EXTRACTED DATA:
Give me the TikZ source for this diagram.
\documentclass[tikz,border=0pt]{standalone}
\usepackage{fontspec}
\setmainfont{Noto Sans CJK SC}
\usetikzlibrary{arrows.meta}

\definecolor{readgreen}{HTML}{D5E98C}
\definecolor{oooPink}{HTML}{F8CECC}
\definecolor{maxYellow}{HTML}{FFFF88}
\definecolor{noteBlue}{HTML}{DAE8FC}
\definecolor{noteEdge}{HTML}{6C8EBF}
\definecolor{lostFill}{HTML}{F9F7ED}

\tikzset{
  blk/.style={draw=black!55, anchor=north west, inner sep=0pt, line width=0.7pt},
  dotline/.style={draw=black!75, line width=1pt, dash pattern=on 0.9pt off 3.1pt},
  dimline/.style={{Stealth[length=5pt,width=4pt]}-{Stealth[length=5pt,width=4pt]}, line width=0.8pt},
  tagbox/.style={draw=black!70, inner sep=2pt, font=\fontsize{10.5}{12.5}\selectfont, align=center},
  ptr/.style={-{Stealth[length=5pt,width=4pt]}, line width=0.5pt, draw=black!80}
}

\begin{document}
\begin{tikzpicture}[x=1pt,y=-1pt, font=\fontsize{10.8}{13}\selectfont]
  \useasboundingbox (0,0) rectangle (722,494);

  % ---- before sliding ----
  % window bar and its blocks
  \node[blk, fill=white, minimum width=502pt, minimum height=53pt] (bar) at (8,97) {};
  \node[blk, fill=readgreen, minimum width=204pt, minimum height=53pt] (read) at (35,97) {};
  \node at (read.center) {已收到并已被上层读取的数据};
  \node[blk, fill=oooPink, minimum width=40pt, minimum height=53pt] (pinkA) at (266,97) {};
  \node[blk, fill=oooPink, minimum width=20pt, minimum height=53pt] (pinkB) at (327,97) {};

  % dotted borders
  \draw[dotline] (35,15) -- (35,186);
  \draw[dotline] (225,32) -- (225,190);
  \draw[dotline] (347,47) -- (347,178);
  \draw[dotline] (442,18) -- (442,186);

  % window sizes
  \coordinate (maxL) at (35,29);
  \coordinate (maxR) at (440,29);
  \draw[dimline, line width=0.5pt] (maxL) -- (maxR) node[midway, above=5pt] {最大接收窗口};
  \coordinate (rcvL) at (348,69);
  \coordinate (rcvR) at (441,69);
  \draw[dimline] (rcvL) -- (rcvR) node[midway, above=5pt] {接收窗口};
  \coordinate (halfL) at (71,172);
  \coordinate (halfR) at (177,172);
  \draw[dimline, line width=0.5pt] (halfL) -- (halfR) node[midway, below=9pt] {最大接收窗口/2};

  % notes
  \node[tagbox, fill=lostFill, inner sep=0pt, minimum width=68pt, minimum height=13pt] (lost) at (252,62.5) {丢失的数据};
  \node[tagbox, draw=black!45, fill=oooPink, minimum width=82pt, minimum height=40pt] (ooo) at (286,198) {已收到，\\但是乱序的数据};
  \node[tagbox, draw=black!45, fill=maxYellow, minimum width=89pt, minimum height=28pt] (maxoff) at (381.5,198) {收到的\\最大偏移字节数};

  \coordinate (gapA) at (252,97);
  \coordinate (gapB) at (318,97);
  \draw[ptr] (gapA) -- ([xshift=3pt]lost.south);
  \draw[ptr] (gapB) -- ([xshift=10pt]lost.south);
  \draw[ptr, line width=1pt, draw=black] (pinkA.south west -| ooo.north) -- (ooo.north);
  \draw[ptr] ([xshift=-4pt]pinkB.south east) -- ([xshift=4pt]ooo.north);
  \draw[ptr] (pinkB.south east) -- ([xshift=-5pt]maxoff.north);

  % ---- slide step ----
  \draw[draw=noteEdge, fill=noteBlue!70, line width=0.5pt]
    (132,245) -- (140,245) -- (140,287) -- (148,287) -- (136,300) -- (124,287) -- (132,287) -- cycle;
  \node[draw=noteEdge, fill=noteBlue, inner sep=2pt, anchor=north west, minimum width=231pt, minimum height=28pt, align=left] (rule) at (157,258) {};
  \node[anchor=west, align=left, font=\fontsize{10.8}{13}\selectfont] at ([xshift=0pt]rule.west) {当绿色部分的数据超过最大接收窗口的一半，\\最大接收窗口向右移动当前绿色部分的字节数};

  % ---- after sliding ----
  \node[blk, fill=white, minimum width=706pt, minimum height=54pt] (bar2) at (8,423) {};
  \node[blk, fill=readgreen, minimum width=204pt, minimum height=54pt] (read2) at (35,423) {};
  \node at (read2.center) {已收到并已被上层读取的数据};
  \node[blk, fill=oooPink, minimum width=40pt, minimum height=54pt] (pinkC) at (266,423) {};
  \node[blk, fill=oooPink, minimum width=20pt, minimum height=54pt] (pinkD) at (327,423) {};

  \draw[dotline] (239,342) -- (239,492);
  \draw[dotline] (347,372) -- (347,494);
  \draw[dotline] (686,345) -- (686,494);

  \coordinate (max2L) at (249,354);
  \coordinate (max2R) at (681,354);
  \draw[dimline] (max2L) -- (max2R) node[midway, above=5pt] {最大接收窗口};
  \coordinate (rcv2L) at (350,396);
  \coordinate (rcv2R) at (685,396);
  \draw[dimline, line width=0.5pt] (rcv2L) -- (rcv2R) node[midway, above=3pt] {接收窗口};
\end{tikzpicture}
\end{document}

* * *

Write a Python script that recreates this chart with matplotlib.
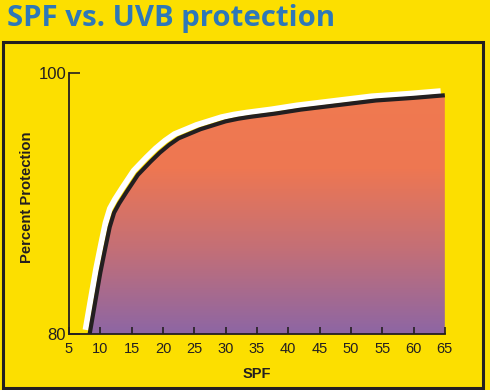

CHALLENGE: Return every line from the records above that holds the word "this".

EXERCISE ANSWER:
Give me the TikZ source for this diagram.
Write a Python script that recreates this chart with matplotlib.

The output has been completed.